Ein atmosphärisches Biest
Den letzten Kick zum Meisterwerk liefern die Asobo Studios im Bereich Präsentation. Grafisch kann A Plague Tale: Innocence zwar nicht ganz mit Großkalibern wie The Last of Us oder oder God of War mithalten, liefert für das begrenzte Budget aber ein unglaubliches stimmiges Gesamtpaket ab. Die Zwischensequenzen sind bis auf die letzte Wimper herzzerreißend, packend oder entwaffnend ehrlich inszeniert und so konnten wir uns die ein oder andere Träne nicht verkneifen. Auch wenn es gelegentlich so wirkt als wäre man beim Regler für Filmkorn etwas zu großzügig gewesen, machen die Lichtstimmungen und Umgebungen aus dem Titel ein atmosphärisches Biest, das den Dreiklang aus Story, Stimmung und Stil so punktgenau trifft, dass wir es kaum glauben können. Nur in Ausnahmefällen trüben nachladende Texturen das Gesamtbild ein wenig, sind aber schnell vergessen, wenn man sich die liebevollen Interieurs und Landschaften genauer anschaut.

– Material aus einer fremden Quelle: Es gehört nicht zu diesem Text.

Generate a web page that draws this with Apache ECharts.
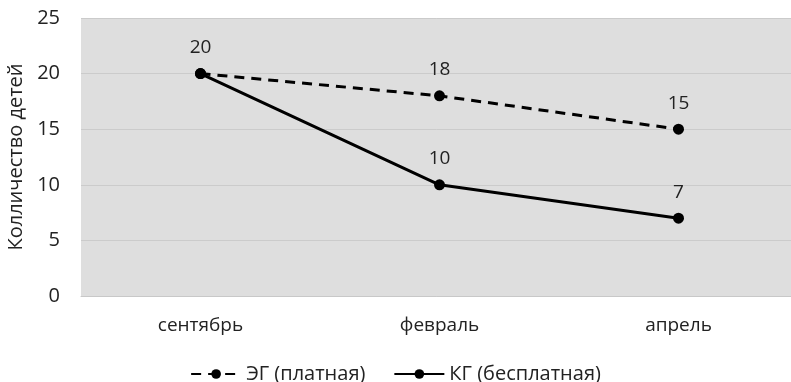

Darüber hinaus kann sich A Plague Tale wirklich hören lassen. Auch wenn die deutsche Synchronisation nicht auf dem absoluten Top-Level des französischen Originals und der englischen Umsetzung mitspielt, liefern die Sprecher eine solide Leistung ab. Besonders die deutsche Stimme von Hugo hat es uns angetan. Noch größeren Anteil an der packenden Atmosphäre trägt jedoch der Soundtrack. Von zitternden Geigenklängen bis hin zum tief drohenden Kontrabass: Olivier Deriviere, der bereits mit dem Soundtrack zum Überraschungshit Vampyr von sich reden machen konnte, liefert musikalische Untermalung, die zwischen nervenzerfetzend und rührend oszilliert. Besonders in Fluchtsequenzen treiben seine schnellen Streicher euch den Schweiß auf die Stirn, die er zum großen Höhepunkt immer weiter verzerrt und somit zu Erfüllungsgehilfen der packenden Geschichte verwandelt.
Pros
Cons
Fazit
Ihr liebt hochemotionale Geschichten mit Charakteren so echt wie das Leben selbst? Dann kommt ihr 2019 an A Plague Tale: Innocence nicht vorbei. Die Reise von Amicia und Hugo zeigt das ausgehende Mittelalter in aller Grausamkeit, bedrückender Enge und legt dabei schonungslos menschliche Abgründe offen. Sekunden später jedoch rührt es zu Tränen und macht seinem Namen alle Ehre: Es ist nicht mehr und nicht weniger als ein vielschichtiges Märchen, das euch im Intro packt und bis zu den Credits nicht mehr loslässt. Das rudimentäre, wenn auch gelungene Gameplay macht Platz für nachvollziehbare Charaktere und 15 schnörkellos inszenierte Spielstunden. Als Klebstoff dieser stimmigen Singleplayer-Erfahrung dienen innovative Rätsel, die sich Licht und Schatten zunutze machen und euch in Einklang mit nervenzerfetzenden Orchester-Sounds auf ein schrecklich schönes Abenteuer schicken. Absolute Kaufempfehlung!